Li Hongbo uses a variety of artistic expressions in Self: either reinterpreting a masterpiece, reinventing his own sculptures of a girl or creating new works that resemble the actual model or not. Three of the works are made from international newspapers collected worldwide in different countries and cities from all continents. In Dance, five countries of origin of the material were selected to represent the permanent members of the United Nations, whereas in Me and Stone, they were purposely mixed up all together to convey diversity and render the notion of origin meaningless.

Reflecting on his first visit to Hong Kong, and how multi-national he felt the city was and how people of different origins interacted, Me is a series that represent the commonly distinguished five races through the presentation of four women, which have ethnical features and skin colour rendered on the surface of the paper instead of resembling a wood carved figure as in the artist’s previous rendering of the human figure. In terms of content in Me, Li Hongbo objectifies the racial distinction and makes it meaningless by focusing on the individuality and how it inescapably ties up to society. Indeed, all four are intertwined by the presentation the artist chose, playing on his material expandability and flexibility.

Stone is an attempt at mimicking real stones. The metaphor here dwells on the cultural and on Asian concepts. To him a stone is both vibrant and calm, carries presence or absence of meaning. Such ying and yang like distinction is not the sole philosophical reference stone inspires. In China, stone is present in many ways notably in the scholars’ culture.

In this exhibition, the artwork Bullet is part of a body of work representing destructive weapons.
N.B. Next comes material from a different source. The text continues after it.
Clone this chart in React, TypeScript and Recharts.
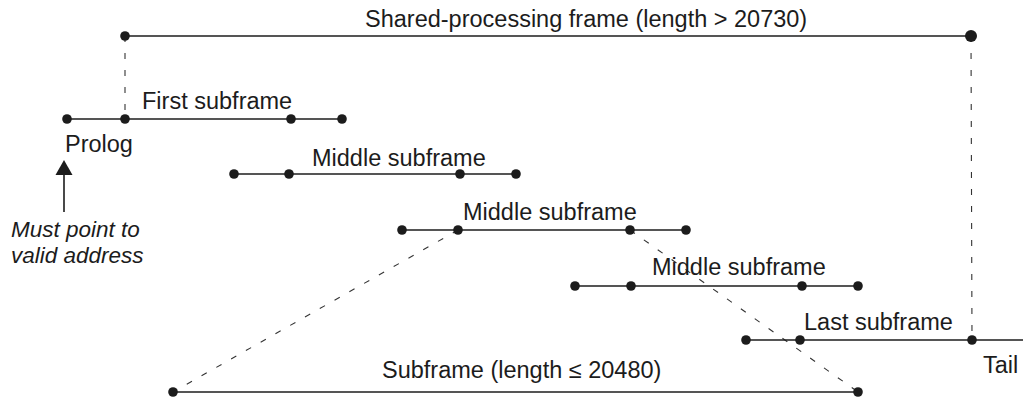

Appearances are played upon like in an earlier work that was recently shown at the Biennale of Sydney (2012), which was made of brightly coloured papers guns and bullets, like paper toys and festive decorations, which inspired the artists to work with honeycomb paper in the first place. The non-resemblance to the real object is the artist’s point. This work and its presentation refer to culture, violence and worship.

In this show, through different representations of Humanity, Li Hongbo brings up different concepts and distinctions all man-made and all linked to the individual and its relation to a larger community through culture, religion, geography or history.